I went to have a look after an architectural historian pointed out that the great man’s grave is not marked in any way by a memorial stone.
It is easy to see why. When the cathedral bosses decided to create a pay-and-display car park at the side of the cathedral it would have been difficult to navigate a monumental tombstone, short of creating a mini island. That, though, would create problems and no doubt place the cathedral authorities at risk of litigation should a motorist, admiring the vastness of the place, collide into a fenced or raised memorial.
But you would have thought at least there could be, at the side of the roadway, some kind of plaque to signify the importance of the hexagon shaped area.
Maybe Sir Giles rests happily knowing that hundreds of thousands of people a year visit the cathedral he created high up on Saint James’ Mount.
That is how I would feel; happy for people to dance on my grave should they wish to.
Remember, as children, our parents warned us not to walk on graves so as to show respect to the dead.
Some, though, feel a grave is hollowed ground and should be given a wide berth.
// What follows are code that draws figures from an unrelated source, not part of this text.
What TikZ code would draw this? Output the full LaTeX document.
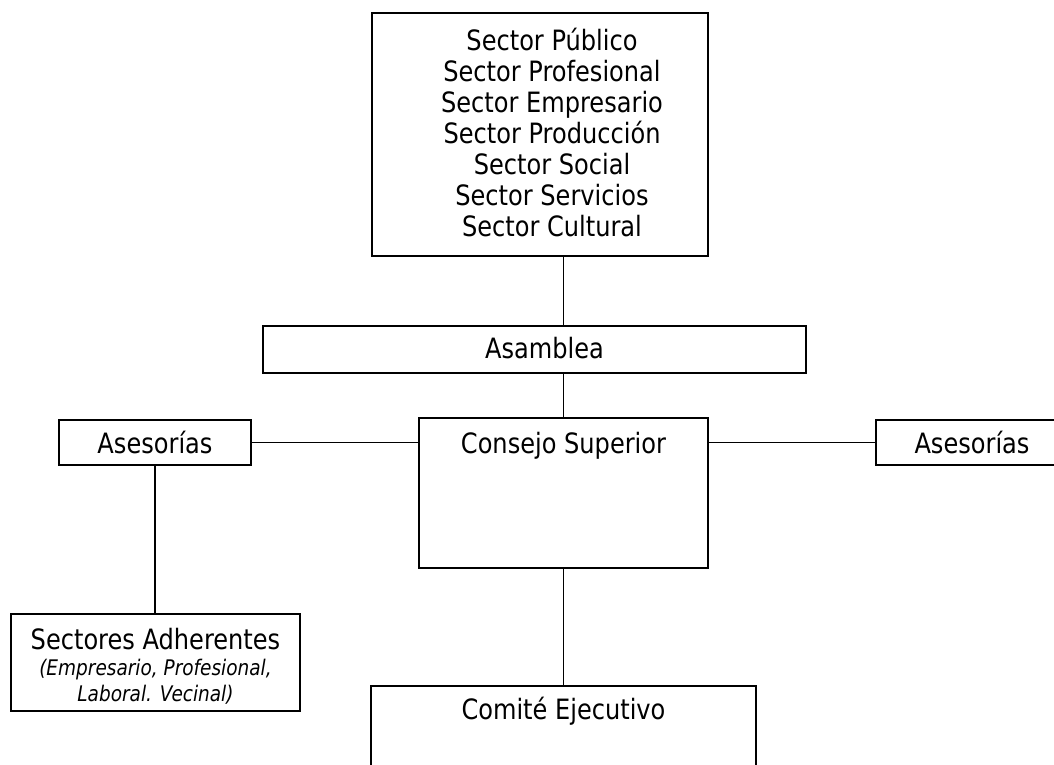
\documentclass[tikz,border=0pt]{standalone}
\usepackage{fontspec}
\setmainfont{DejaVu Sans}[FakeStretch=0.86]
\usepackage{tikz}
\usetikzlibrary{calc}
\definecolor{ink}{HTML}{000000}
\newcommand\subfont{\fontsize{21.5}{26}\selectfont\itshape}
\tikzset{
  box/.style={draw=ink, line width=2.8pt, inner sep=0pt, align=center},
  link/.style={draw=ink, line width=1.8pt},
  lab/.style={text=ink, font=\fontsize{28}{31}\selectfont},
  labt/.style={text=ink, font=\fontsize{28}{26}\selectfont},
}

\begin{document}
\begin{tikzpicture}[x=1pt,y=-1pt]
  \clip (0,0) rectangle (1054,765);
  \node[box,minimum width=336pt,minimum height=243pt,
        label={[lab,align=center,anchor=center,xshift=12pt,yshift=-121pt]north:Sector Público\\Sector Profesional\\Sector Empresario\\Sector Producción\\Sector Social\\Sector Servicios\\Sector Cultural}] (sect) at (540,134.5) {};
  \node[box,minimum width=543pt,minimum height=47pt,
        label={[lab,anchor=center,xshift=10pt,yshift=-23.5pt]north:Asamblea}] (asam) at (534.5,349.5) {};
  \node[box,minimum width=289pt,minimum height=150pt,
        label={[lab,anchor=center,yshift=-29pt]north:Consejo Superior}] (cons) at (563.5,493) {};
  \node[box,lab,minimum width=192pt,minimum height=45pt] (asesL) at (155,442.5) {Asesorías};
  \node[box,lab,minimum width=192pt,minimum height=45pt] (asesR) at (972,442.5) {Asesorías};
  \node[box,minimum width=289pt,minimum height=97pt,
        label={[labt,align=center,anchor=center,yshift=-54pt]north:Sectores Adherentes\\{\subfont(Empresario, Profesional,}\\{\subfont Laboral. Vecinal)}}] (adh) at (155.5,662.5) {};
  \node[box,minimum width=385pt,minimum height=150pt,
        label={[lab,anchor=center,yshift=-27pt]north:Comité Ejecutivo}] (comi) at (563.5,761) {};
  \draw[link] (cons.north |- sect.south) -- (cons.north |- asam.north);
  \draw[link] (cons.north |- asam.south) -- (cons.north);
  \draw[link] (asesL.east) -- (asesL.east -| cons.west);
  \draw[link] (cons.east |- asesR.west) -- (asesR.west);
  \draw[link] (asesL.south) -- (adh.north -| asesL.south);
  \draw[link] (cons.south) -- (comi.north);
\end{tikzpicture}
\end{document}
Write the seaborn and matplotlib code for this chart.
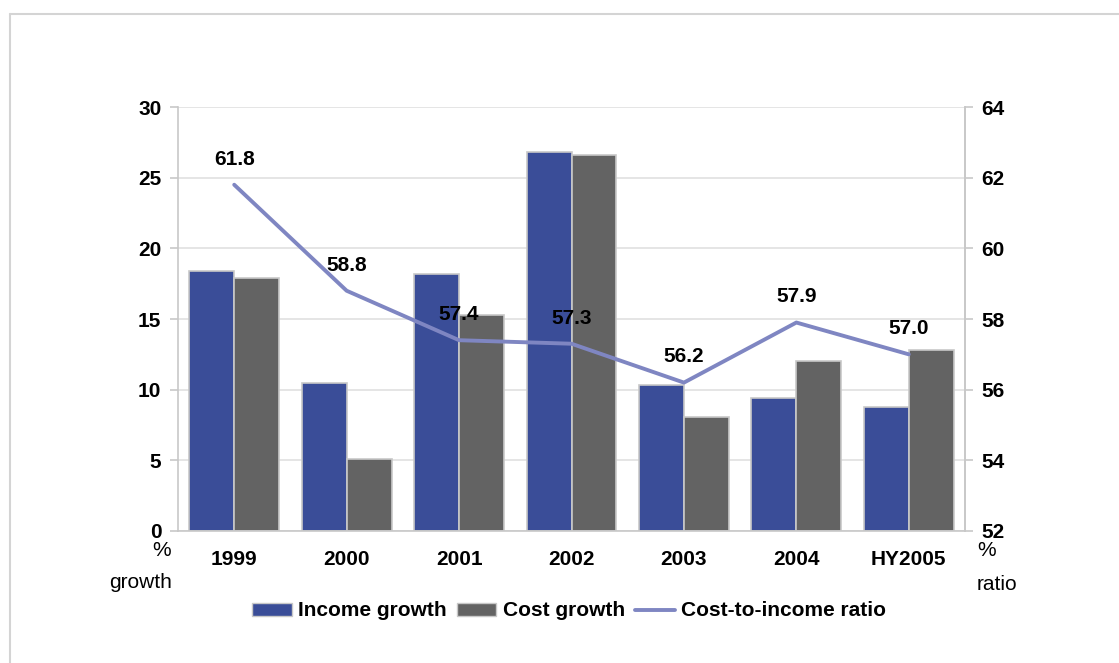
import matplotlib
matplotlib.use("Agg")
import matplotlib.pyplot as plt
from matplotlib.lines import Line2D
from matplotlib.patches import Patch
import seaborn as sns
import pandas as pd

categories = ["1999", "2000", "2001", "2002", "2003", "2004", "HY2005"]
income_growth = [18.4, 10.5, 18.2, 26.8, 10.3, 9.4, 8.8]
cost_growth = [17.9, 5.1, 15.3, 26.6, 8.1, 12.0, 12.8]
cost_income_ratio = [61.8, 58.8, 57.4, 57.3, 56.2, 57.9, 57.0]
left_ticks = [0, 5, 10, 15, 20, 25, 30]
right_ticks = [52, 54, 56, 58, 60, 62, 64]

sns.set_theme(style="white")
plt.rcParams["font.family"] = ["Liberation Sans", "DejaVu Sans"]
plt.rcParams["text.color"] = "black"
plt.rcParams["xtick.labelcolor"] = "black"
plt.rcParams["ytick.labelcolor"] = "black"

FS = 15
BLUE = "#3A4D98"
GRAY = "#636363"
LINE = "#7F86C2"
EDGE = "#C8C8C8"
GRID = "#E0E0E0"

df = pd.DataFrame({
    "cat": categories * 2,
    "value": income_growth + cost_growth,
    "series": ["Income growth"] * len(categories) + ["Cost growth"] * len(categories),
})

fig = plt.figure(figsize=(11.19, 6.63), dpi=100)
ax = fig.add_axes([178 / 1119, 1 - 531 / 663, (965 - 178) / 1119, (531 - 107) / 663])

sns.barplot(data=df, x="cat", y="value", hue="series", order=categories,
            hue_order=["Income growth", "Cost growth"],
            palette=[BLUE, GRAY], width=0.8, edgecolor=EDGE, linewidth=1.2,
            saturation=1, ax=ax, legend=False, zorder=2)

ax.set_xlim(-0.5, len(categories) - 0.5)
ax.set_ylim(0, 30)
ax.set_yticks(left_ticks)
ax.set_yticklabels([str(t) for t in left_ticks], fontsize=FS, fontweight="bold")
ax.set_xticks(range(len(categories)))
ax.set_xticklabels(categories, fontsize=FS, fontweight="bold")
ax.tick_params(axis="x", which="major", length=0, pad=14, labelcolor="black")
ax.set_xticks([i + 0.5 for i in range(-1, len(categories))], minor=True)
ax.tick_params(axis="x", which="minor", length=6, color=EDGE, width=1.2, direction="out")
ax.tick_params(axis="y", length=6, color=EDGE, width=1.2, direction="out", pad=6,
               labelcolor="black")
ax.set_xlabel("")
ax.set_ylabel("")
ax.yaxis.grid(True, color=GRID, linewidth=1.2)
ax.set_axisbelow(True)
ax.spines["top"].set_visible(False)
for s in ["left", "bottom", "right"]:
    ax.spines[s].set_color(EDGE)
    ax.spines[s].set_linewidth(1.2)

ax2 = ax.twinx()
sns.lineplot(x=list(range(len(categories))), y=cost_income_ratio, color=LINE,
             linewidth=2.8, ax=ax2, zorder=3)
ax2.set_ylim(52, 64)
ax2.set_yticks(right_ticks)
ax2.set_yticklabels([str(t) for t in right_ticks], fontsize=FS, fontweight="bold")
ax2.tick_params(axis="y", length=6, color=EDGE, width=1.2, direction="out", pad=6,
                labelcolor="black")
for s in ["top", "left", "bottom"]:
    ax2.spines[s].set_visible(False)
ax2.spines["right"].set_color(EDGE)
ax2.spines["right"].set_linewidth(1.2)
ax2.grid(False)

for i, v in enumerate(cost_income_ratio):
    ax2.annotate(f"{v:.1f}", (i, v), xytext=(0, 18.5), textcoords="offset points",
                 ha="center", va="center", fontsize=FS, fontweight="bold",
                 color="black")

# axis unit labels
fig.text(171 / 1119, 1 - 550 / 663, "%", ha="right", va="center", fontsize=FS)
fig.text(172 / 1119, 1 - 583 / 663, "growth", ha="right", va="center", fontsize=FS)
fig.text(977 / 1119, 1 - 550 / 663, "%", ha="left", va="center", fontsize=FS)
fig.text(977 / 1119, 1 - 584 / 663, "ratio", ha="left", va="center", fontsize=FS)

# legend
handles = [Patch(facecolor=BLUE, edgecolor=EDGE, label="Income growth"),
           Patch(facecolor=GRAY, edgecolor=EDGE, label="Cost growth"),
           Line2D([0], [0], color=LINE, linewidth=2.8, label="Cost-to-income ratio")]
fig.legend(handles=handles, loc="center", bbox_to_anchor=(569 / 1119, 1 - 611 / 663),
           ncol=3, frameon=False, prop={"size": FS, "weight": "bold"},
           handlelength=1.9, handleheight=0.6, handletextpad=0.3, columnspacing=0.5)

# outer border lines (top and left)
fig.add_artist(Line2D([10 / 1119, 1.0], [1 - 14 / 663, 1 - 14 / 663],
                      transform=fig.transFigure, color="#D4D4D4", linewidth=1.5))
fig.add_artist(Line2D([10 / 1119, 10 / 1119], [0.0, 1 - 14 / 663],
                      transform=fig.transFigure, color="#D4D4D4", linewidth=1.5))

fig.savefig("out.png", dpi=100, facecolor="white")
Sir Giles was born in London in 1880 and, at the age of just 21, entered a design contest for a proposed great cathedral in Liverpool. He had developed an interest in church architecture much earlier and spent holidays steeple-chasing – visiting interesting places of worship to admire their spires. He was declared winner in 1903 of the Liverpool competition, selected from a short list of five.
His employers must have been cheesed off: they also entered the design contest and were ruled out. The cathedral authorities declared young Scott should work with George Frederick Bodley, and, seemingly, there was no love lost between the two. Scott was about to quit when Bodley snuffed it in 1907, giving the young architect the freedom to work alone. Scott’s original design would have seen twin towers in traditional Gothic style. He started from scratch and came up with the familiar building that dominates our skyline.
Scott won many other commissions, including Battersea and Bankside (now Tate Modern) power stations, and he also managed to find time to design the much loved red telephone box.
Locally he worked on Chester Cathedral and he designed St Paul’s Church, Stoneycroft (1916), the war memorial at St Saviour’s Church, Birkenhead (1920), All Saint’s in Wallasey.
He died in 1960 without seeing the completion of his greatest work, Liverpool Cathedral, which was not finished until 1978.